Panaji, Dec 10 (IANS): The new anti-cow slaughter bill passed in the Karnataka state Assembly on Wednesday is likely to paralyse beef sales in Goa, a state which is largely reliant on the southern state to fulfill its demand for live cattle or slaughtered beef.
"The new law prohibits even the transport of cattle with a jail term. This will make it near impossible for us to bring live cattle to Goa for slaughter," Manna Bepari, president of Quraishi Meat Traders Association, said on Thursday.
Majority of the beef sold in Goa is sourced from the neighbouring state of Karnataka, especially from the border district of Belgavi. On an average, Goa consumes nearly 25 tonnes of beef everyday, and the demand rises during the tourism season which stretches from October to March.
The red meat is commonly consumed by tourists, as well as by the members of the minority communities in the state, which account for more than 30 per cent of the population.
Over the last few years, supply of beef in Goa's meat stores has been inconsistent on account of erratic functioning of the state's only authorised abattoir, the Goa Meat Complex, which is allowed to slaughter cattle.

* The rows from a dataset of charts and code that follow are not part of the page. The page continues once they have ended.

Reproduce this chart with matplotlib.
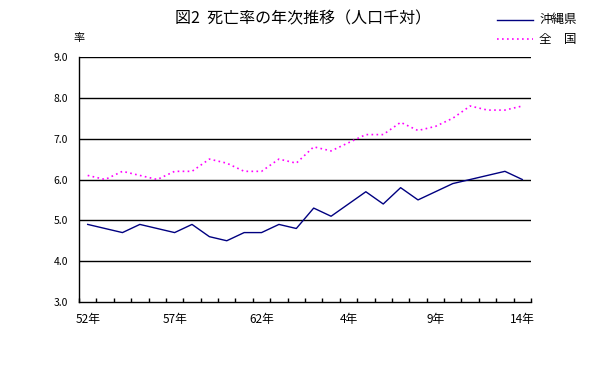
import matplotlib
matplotlib.use("Agg")
import matplotlib.pyplot as plt
from matplotlib.lines import Line2D

plt.rcParams['font.family'] = ['Noto Sans CJK JP', 'DejaVu Sans']

years = ["52年", "53年", "54年", "55年", "56年", "57年", "58年", "59年", "60年", "61年",
         "62年", "63年", "元年", "2年", "3年", "4年", "5年", "6年", "7年", "8年",
         "9年", "10年", "11年", "12年", "13年", "14年"]
okinawa = [4.9, 4.8, 4.7, 4.9, 4.8, 4.7, 4.9, 4.6, 4.5, 4.7,
           4.7, 4.9, 4.8, 5.3, 5.1, 5.4, 5.7, 5.4, 5.8, 5.5,
           5.7, 5.9, 6.0, 6.1, 6.2, 6.0]
national = [6.1, 6.0, 6.2, 6.1, 6.0, 6.2, 6.2, 6.5, 6.4, 6.2,
            6.2, 6.5, 6.4, 6.8, 6.7, 6.9, 7.1, 7.1, 7.4, 7.2,
            7.3, 7.5, 7.8, 7.7, 7.7, 7.8]
shown_labels = ["52年", "57年", "62年", "4年", "9年", "14年"]
yticks = [3.0, 4.0, 5.0, 6.0, 7.0, 8.0, 9.0]

W, H = 604, 381
fig = plt.figure(figsize=(W / 100, H / 100), dpi=100)
ax = fig.add_axes([79 / W, (H - 302) / H, (531 - 79) / W, (302 - 57) / H])

x = list(range(len(years)))
ax.plot(x, okinawa, color='#000080', lw=1.0, label='沖縄県')
ax.plot(x, national, color='#FF00FF', lw=1.2, ls=(0, (1, 2)), label='全　国')

ax.set_xlim(-0.5, len(years) - 0.5)
ax.set_ylim(3.0, 9.0)
ax.set_yticks(yticks)
ax.set_yticklabels([f"{v:.1f}" for v in yticks], fontsize=7.5)
for v in yticks[1:]:
    ax.axhline(v, color='black', lw=1.0, zorder=0)

ax.set_xticks([i + 0.5 for i in range(-1, len(years))], minor=True)
ax.set_xticks([years.index(l) for l in shown_labels])
ax.set_xticklabels(shown_labels, fontsize=8.5)
ax.tick_params(axis='x', which='major', length=0, pad=8)
ax.tick_params(axis='x', which='minor', direction='in', length=3, width=1)
ax.tick_params(axis='y', length=0, pad=8)
for s in ['top', 'right']:
    ax.spines[s].set_visible(False)
for s in ['left', 'bottom']:
    ax.spines[s].set_linewidth(1.0)

fig.text(79 / W, (H - 38) / H, '率', fontsize=8, ha='center', va='center')
fig.text(303 / W, (H - 19) / H, '図2  死亡率の年次推移（人口千対）', fontsize=11.5, ha='center', va='center')

# legend
fig.add_artist(Line2D([497 / W, 533 / W], [(H - 20) / H] * 2, color='#000080', lw=1.0))
fig.add_artist(Line2D([497 / W, 533 / W], [(H - 39) / H] * 2, color='#FF00FF', lw=1.2, ls=(0, (1, 2))))
fig.text(539 / W, (H - 20) / H, '沖縄県', fontsize=9, ha='left', va='center')
fig.text(539 / W, (H - 39) / H, '全　国', fontsize=9, ha='left', va='center')

fig.savefig('out.png', dpi=100)
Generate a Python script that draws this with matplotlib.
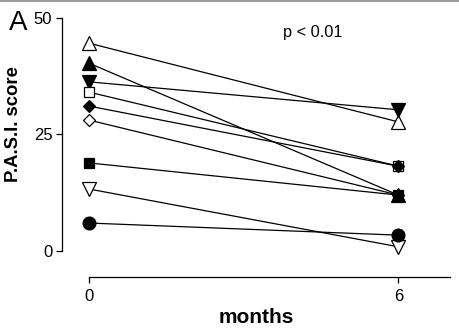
import matplotlib.pyplot as plt
from matplotlib.lines import Line2D

plt.rcParams['font.family'] = ['Liberation Sans', 'DejaVu Sans']

# P.A.S.I. score per patient, before (0 months) and after (6 months)
months = [0, 6]
score_0 = [44.6, 40.3, 36.3, 34.1, 31.1, 28.1, 18.9, 13.3, 6.0]
score_6 = [27.7, 12.0, 30.3, 18.2, 18.2, 12.0, 12.0, 0.9, 3.4]
markers = ['^', '^', 'v', 's', 'D', 'D', 's', 'v', 'o']
filled = [False, True, True, False, True, False, True, False, True]
sizes = [9.5, 9.5, 9.5, 7.2, 6.0, 6.0, 7.2, 9.5, 9.2]

fig = plt.figure(figsize=(4.59, 3.31), dpi=100)
ax = fig.add_axes([62 / 459, 54 / 331, 388 / 459, 259 / 331])

for s0, s6, m, f, ms in zip(score_0, score_6, markers, filled, sizes):
    ax.plot(months, [s0, s6], color='black', lw=0.9, marker=m, ms=ms,
            markerfacecolor='black' if f else 'white',
            markeredgecolor='black', markeredgewidth=0.9, clip_on=False)

ax.set_xlim(-0.524, 7.0)
ax.set_ylim(-5.58, 50)
ax.set_xticks([0, 6])
ax.set_yticks([0, 25, 50])

for side in ['top', 'right']:
    ax.spines[side].set_visible(False)
ax.spines['left'].set_bounds(0, 50)
ax.spines['bottom'].set_bounds(0, 7)
ax.spines['left'].set_linewidth(0.9)
ax.spines['bottom'].set_linewidth(0.9)
ax.tick_params(axis='y', length=4, width=0.9, pad=3, labelsize=12)
ax.tick_params(axis='x', length=4.5, width=0.9, pad=4, labelsize=12)

ax.set_xlabel('months', fontsize=15, fontweight='bold', labelpad=3)
fig.text(14 / 459, 1 - 124 / 331, 'P.A.S.I. score', rotation=90,
         fontsize=13.3, fontweight='bold', ha='center', va='center')
fig.text(18 / 459, 1 - 23 / 331, 'A', fontsize=20, ha='center', va='center')
ax.text(313 / 459, 1 - 32 / 331, 'p < 0.01', transform=fig.transFigure,
        fontsize=11.8, ha='center', va='center')

# thin grey border line at the top of the panel
fig.add_artist(Line2D([0, 1], [0.997, 0.997], transform=fig.transFigure,
                      color='#888888', lw=1.2))

fig.savefig('out.png', dpi=100)
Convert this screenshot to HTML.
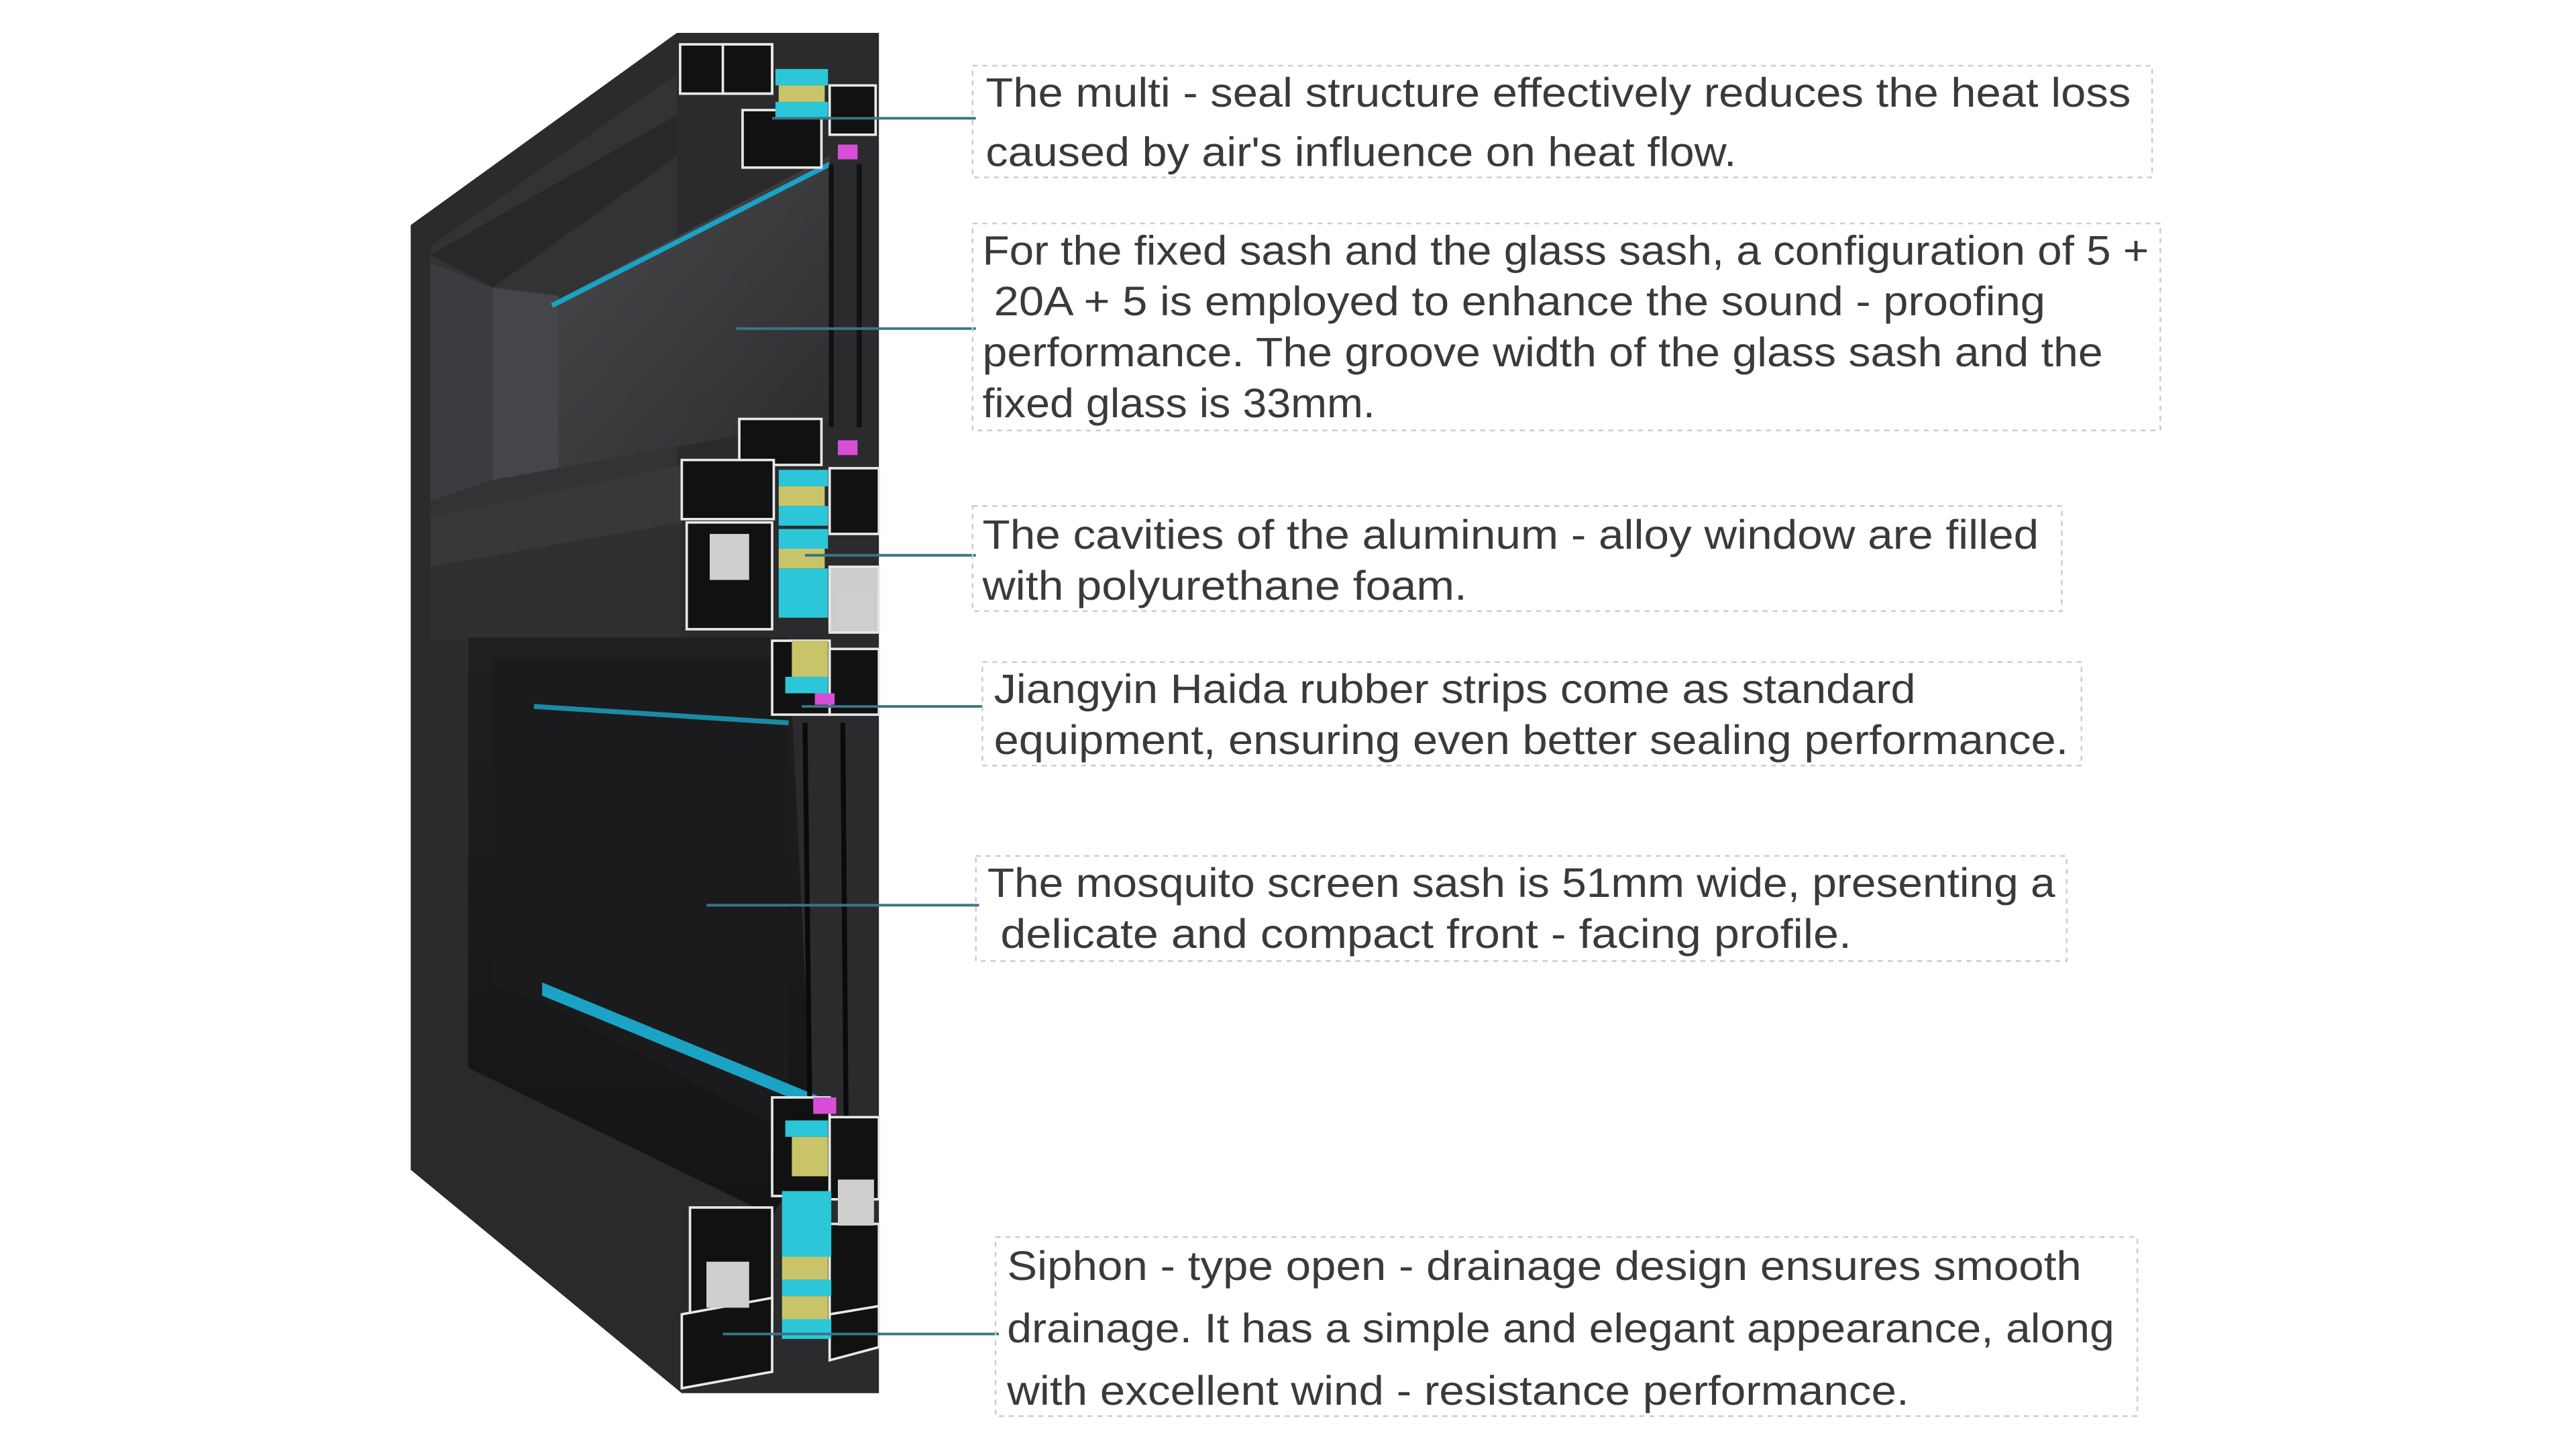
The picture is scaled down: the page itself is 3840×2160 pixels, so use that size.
<!DOCTYPE html>
<html><head><meta charset="utf-8"><style>
html,body{margin:0;padding:0;background:#fff;width:3840px;height:2160px;overflow:hidden}
svg{display:block}
text{font-family:"Liberation Sans",sans-serif;font-size:25px;fill:#3a3a3c}
</style></head><body>
<svg width="3840" height="2160" viewBox="0 0 1568 882" preserveAspectRatio="none">
<defs>
<linearGradient id="glass" x1="0" y1="0" x2="1" y2="1"><stop offset="0" stop-color="#4a4a4d"/><stop offset="1" stop-color="#2c2c2f"/></linearGradient>
<linearGradient id="glass2" x1="0" y1="0" x2="0" y2="1"><stop offset="0" stop-color="#202022"/><stop offset="1" stop-color="#141416"/></linearGradient>
</defs>
<rect width="1568" height="882" fill="#fff"/>
<!-- body -->
<polygon points="250,137 412,20 535,20 535,848 415,848 250,712" fill="#2b2b2d"/>
<polygon points="262,150 412,45 412,290 262,320" fill="#333336"/>
<!-- upper glass recess -->
<polygon points="262,160 300,175 300,292 262,305" fill="#3c3c40"/>
<polygon points="300,175 340,180 340,285 300,292" fill="#45454a"/>
<polygon points="340,182 505,95 505,255 340,285" fill="url(#glass)"/>
<polygon points="262,155 412,70 412,95 300,175" fill="#28282a"/>
<line x1="336" y1="186" x2="505" y2="100" stroke="#1aa3c4" stroke-width="3"/>
<!-- transom -->
<polygon points="262,315 415,283 415,318 262,345" fill="#38383b"/>
<!-- lower opening -->
<polygon points="262,345 415,318 415,390 262,390" fill="#2f2f32"/>
<polygon points="285,388 480,388 495,700 470,740 285,650" fill="url(#glass2)"/>
<polygon points="300,400 480,400 480,690 330,610 300,600" fill="#1b1b1d"/>
<polygon points="262,712 285,650 470,740 415,848 250,712" fill="#2a2a2c"/>
<polygon points="330,598 500,668 500,676 330,606" fill="#1aa3c4"/>
<line x1="325" y1="430" x2="480" y2="440" stroke="#1a8aa6" stroke-width="3"/>
<!-- glass panes vertical -->
<line x1="506" y1="100" x2="506" y2="260" stroke="#111" stroke-width="3"/>
<line x1="523" y1="100" x2="523" y2="260" stroke="#111" stroke-width="3"/>
<line x1="490" y1="440" x2="493" y2="680" stroke="#0a0a0a" stroke-width="3"/>
<line x1="513" y1="440" x2="515" y2="680" stroke="#0a0a0a" stroke-width="3"/>
<!-- top profile -->
<g stroke="#e8e8e8" stroke-width="1.5">
<rect x="414" y="27" width="56" height="30" fill="#111"/>
<rect x="440" y="27" width="30" height="30" fill="none"/>
<rect x="505" y="52" width="28" height="30" fill="#111"/>
<rect x="452" y="67" width="48" height="35" fill="#111"/>
</g>
<rect x="472" y="42" width="32" height="10" fill="#2bc7d9"/>
<rect x="474" y="52" width="28" height="10" fill="#c9c46a"/>
<rect x="472" y="62" width="32" height="10" fill="#2bc7d9"/>
<rect x="510" y="88" width="12" height="9" fill="#d64fd6"/>
<!-- middle profile -->
<g stroke="#e8e8e8" stroke-width="1.5">
<rect x="450" y="255" width="50" height="28" fill="#111"/>
<rect x="415" y="280" width="56" height="36" fill="#111"/>
<rect x="505" y="285" width="30" height="40" fill="#111"/>
<rect x="418" y="318" width="52" height="65" fill="#111"/>
<rect x="505" y="345" width="30" height="40" fill="#ccc"/>
<rect x="470" y="390" width="35" height="45" fill="#111"/>
<rect x="505" y="395" width="30" height="40" fill="#111"/>
</g>
<rect x="432" y="325" width="24" height="28" fill="#cfcfcf"/>
<rect x="510" y="360" width="22" height="24" fill="#cfcfcf"/>
<rect x="474" y="286" width="30" height="10" fill="#2bc7d9"/>
<rect x="474" y="296" width="28" height="12" fill="#c9c46a"/>
<rect x="474" y="308" width="30" height="12" fill="#2bc7d9"/>
<rect x="474" y="322" width="30" height="12" fill="#2bc7d9"/>
<rect x="474" y="334" width="28" height="12" fill="#c9c46a"/>
<rect x="474" y="346" width="30" height="30" fill="#2bc7d9"/>
<rect x="482" y="390" width="22" height="22" fill="#c9c46a"/>
<rect x="478" y="412" width="26" height="10" fill="#2bc7d9"/>
<rect x="510" y="268" width="12" height="9" fill="#d64fd6"/>
<rect x="496" y="422" width="12" height="7" fill="#d64fd6"/>
<!-- bottom profile -->
<g stroke="#e8e8e8" stroke-width="1.5">
<rect x="470" y="668" width="35" height="60" fill="#111"/>
<rect x="505" y="680" width="30" height="50" fill="#111"/>
<rect x="420" y="735" width="50" height="65" fill="#111"/>
<rect x="505" y="745" width="30" height="55" fill="#111"/>
<polygon points="415,800 470,790 470,835 415,845" fill="#111"/>
<polygon points="505,800 535,795 535,820 505,828" fill="#111"/>
</g>
<rect x="430" y="768" width="26" height="28" fill="#cfcfcf"/>
<rect x="510" y="718" width="22" height="28" fill="#cfcfcf"/>
<rect x="495" y="668" width="14" height="10" fill="#d64fd6"/>
<rect x="478" y="682" width="26" height="10" fill="#2bc7d9"/>
<rect x="482" y="692" width="22" height="24" fill="#c9c46a"/>
<rect x="476" y="725" width="30" height="30" fill="#2bc7d9"/>
<rect x="476" y="755" width="30" height="10" fill="#2bc7d9"/>
<rect x="476" y="765" width="28" height="14" fill="#c9c46a"/>
<rect x="476" y="779" width="30" height="10" fill="#2bc7d9"/>
<rect x="476" y="789" width="28" height="14" fill="#c9c46a"/>
<rect x="476" y="803" width="30" height="12" fill="#2bc7d9"/>
<!-- connectors -->
<g stroke="#3a7585" stroke-width="1.6">
<line x1="470" y1="72" x2="594" y2="72"/>
<line x1="448" y1="200" x2="594" y2="200"/>
<line x1="490" y1="338" x2="594" y2="338"/>
<line x1="488" y1="430" x2="598" y2="430"/>
<line x1="430" y1="551" x2="596" y2="551"/>
<line x1="440" y1="812" x2="608" y2="812"/>
</g>
<!-- boxes -->
<g fill="none" stroke="#c8cbd0" stroke-width="1" stroke-dasharray="3,3">
<rect x="592" y="40" width="718" height="68"/>
<rect x="592" y="136" width="723" height="126"/>
<rect x="592" y="308" width="663" height="64"/>
<rect x="598" y="403" width="669" height="63"/>
<rect x="594" y="521" width="664" height="64"/>
<rect x="606" y="753" width="695" height="109"/>
</g>
<text x="600" y="65" textLength="697" lengthAdjust="spacingAndGlyphs">The multi - seal structure effectively reduces the heat loss</text>
<text x="600" y="101" textLength="457" lengthAdjust="spacingAndGlyphs">caused by air's influence on heat flow.</text>
<text x="598" y="161" textLength="710" lengthAdjust="spacingAndGlyphs">For the fixed sash and the glass sash, a configuration of 5 +</text>
<text x="605" y="192" textLength="640" lengthAdjust="spacingAndGlyphs">20A + 5 is employed to enhance the sound - proofing</text>
<text x="598" y="223" textLength="682" lengthAdjust="spacingAndGlyphs">performance. The groove width of the glass sash and the</text>
<text x="598" y="254" textLength="239" lengthAdjust="spacingAndGlyphs">fixed glass is 33mm.</text>
<text x="598" y="334" textLength="643" lengthAdjust="spacingAndGlyphs">The cavities of the aluminum - alloy window are filled</text>
<text x="598" y="365" textLength="295" lengthAdjust="spacingAndGlyphs">with polyurethane foam.</text>
<text x="605" y="428" textLength="561" lengthAdjust="spacingAndGlyphs">Jiangyin Haida rubber strips come as standard</text>
<text x="605" y="459" textLength="654" lengthAdjust="spacingAndGlyphs">equipment, ensuring even better sealing performance.</text>
<text x="601" y="546" textLength="650" lengthAdjust="spacingAndGlyphs">The mosquito screen sash is 51mm wide, presenting a</text>
<text x="609" y="577" textLength="518" lengthAdjust="spacingAndGlyphs">delicate and compact front - facing profile.</text>
<text x="613" y="779" textLength="654" lengthAdjust="spacingAndGlyphs">Siphon - type open - drainage design ensures smooth</text>
<text x="613" y="817" textLength="674" lengthAdjust="spacingAndGlyphs">drainage. It has a simple and elegant appearance, along</text>
<text x="613" y="855" textLength="549" lengthAdjust="spacingAndGlyphs">with excellent wind - resistance performance.</text>
</svg>
</body></html>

Raids by cow vigilante groups on trucks transporting live cattle as well as slaughtered beef from Karnataka have also taken a toll on the easy availability of the red meat.
Bepari maintains that the supply of beef from Maharashtra had already dwindled on account of the strict laws being enacted in that state and now with the anti-cattle slaughter bill being strengthened by widening the definition of cattle as "cow, calf of a cow and bull, bullock, and he or she buffalo below the age of thirteen years" in Karnataka would mean that very little amount will come from the southern state too.
"In Maharashtra, the law was already strict but now in Karnataka the law has changed too," Bepari said.